Deux journalistes ont été arrêtés, mis en accusation et condamnés à une amende de 5 millions de francs CFA (environ 8 600 dollars US) chacun pour une publication alléguant la corruption au plus haut niveau du gouvernement, tandis qu’une autre journaliste a été convoquée et interrogée pour un article publié sur Facebook.
Le 3 mars 2020, le procureur de la République de Côte d’Ivoire a ordonné l’arrestation de Yacouba Gbande, directeur et rédacteur en chef du journal privé Le Temps, et de Barthelemy Tehin, également journaliste pour le même journal après la publication de l’article intitulé “Fraude au sommet, corruption” : La Côte d’Ivoire, un véritable Etat voyou !”
La brigade de recherche de la gendarmerie nationale a arrêté les deux journalistes et les a interrogés en rapport avec l’article, qui faisait état de divers actes de corruption de la part de hauts fonctionnaires du pays.
Le même jour, les journalistes ont été traduits devant un tribunal d’Abidjan et condamnés pour “atteinte à l’honneur et au respect de plusieurs membres du gouvernement”. Ils ont été condamnés à une amende de 5 millions de francs CFA (8 600 dollars US) chacun.
De nombreux groupes de défense des droits de l’homme ont qualifié le procès rapide et son issue de scandaleux. L’avocat des deux journalistes, Claver N’dri, a déclaré que la rapidité du procès lui avait privé du temps nécessaire pour étudier le dossier, tandis que la direction du Temps a déclaré qu’elle ferait appel de la décision.
C’était une “parodie de justice”, a protesté Ousmane Sy Savane, directeur général du groupe Cyclone, éditeur du Temps. “Nous allons faire appel de la décision”
Le calvaire de Gbande et Tehin a été la première des deux violations enregistrées en Côte d’Ivoire en l’espace de deux jours. Le 3 mars 2020, une journaliste travaillant pour la station de radio privée ATM à Abidjan a été convoquée et interrogée par la police sur un post Facebook que les autorités ont qualifié de “faux”.

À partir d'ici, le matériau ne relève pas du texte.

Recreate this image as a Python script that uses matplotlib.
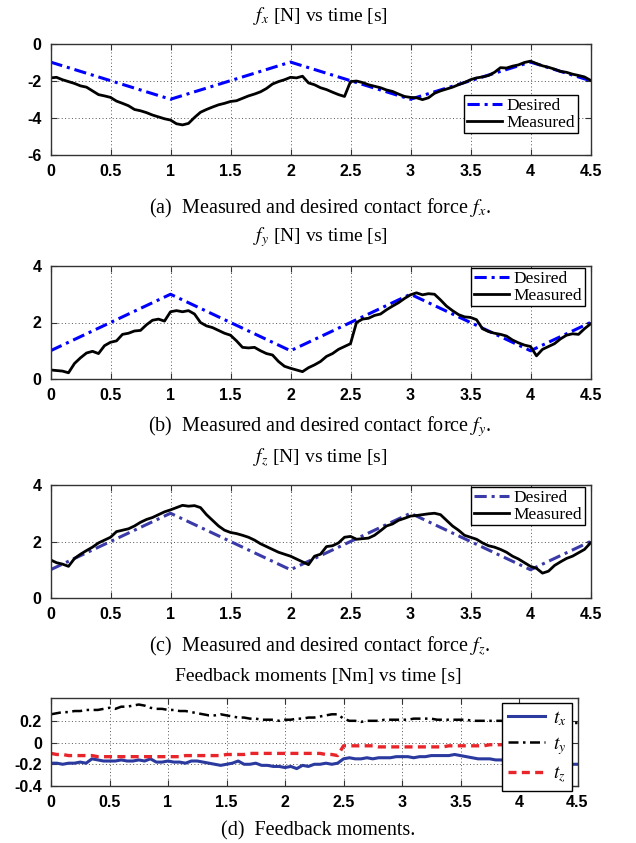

Kacou Monique, qui est également la secrétaire générale de l’Union nationale des journalistes de Côte d’Ivoire (UNJCI), a affirmé qu’il y avait un manque d’oxygène à l’hôpital de Port-Bouët. Elle a ajouté que le décès récent de Bénédicte Goumegou, une journaliste, dans cet établissement pourrait être lié à cette pénurie.
Elle a été convoquée le 5 mars 2020 par la police de Port-Bouët, un quartier au sud d’Abidjan, et interrogée pendant environ deux heures sur la publication qui, selon eux, pourrait provoquer une désaffection pour l’hôpital et sa direction. Elle a ensuite été libérée avec une mise en garde pour éviter de publier de “fausses informations”.
Le MFWA estime que le procès de Gbande et Tehin est hâtif et injustifié. Le MFWA estime que le droit des responsables publics de protéger leur intégrité contre les attaques injustifiées est contrebalancé par le devoir des médias d’examiner leurs actions et de signaler les manquements dans leur conduite ou leurs performances. S’étant ouverts à la critique en acceptant d’occuper une fonction publique, les responsables publics doivent, par conséquent, être plus tolérants à l’égard du contrôle que les simples citoyens. C’est dans cette optique que nous trouvons que le procès précipité des deux journalistes est une démonstration d’intolérance.
La MFWA recommande des options de règlement telles que le droit de réponse, les excuses et la rétractation et le recours aux mécanismes de médiation des organes nationaux de régulation des médias, en particulier pour les personnalités publiques offensées par des publications sur le travail officiel.
Nous félicitons la direction du Temps d’avoir soutenu ses journalistes et nous soutenons pleinement sa décision de faire appel de la décision du tribunal.
Nous considérons également la convocation et l’interrogatoire de Monique sur sa publication sur Facebook comme un acte d’intimidation. Les autorités de l’hôpital ont le droit de réponse aux affirmations de la journaliste concernant le manque d’oxygène dans leur établissement. La police n’a pas à se mêler de cette affaire.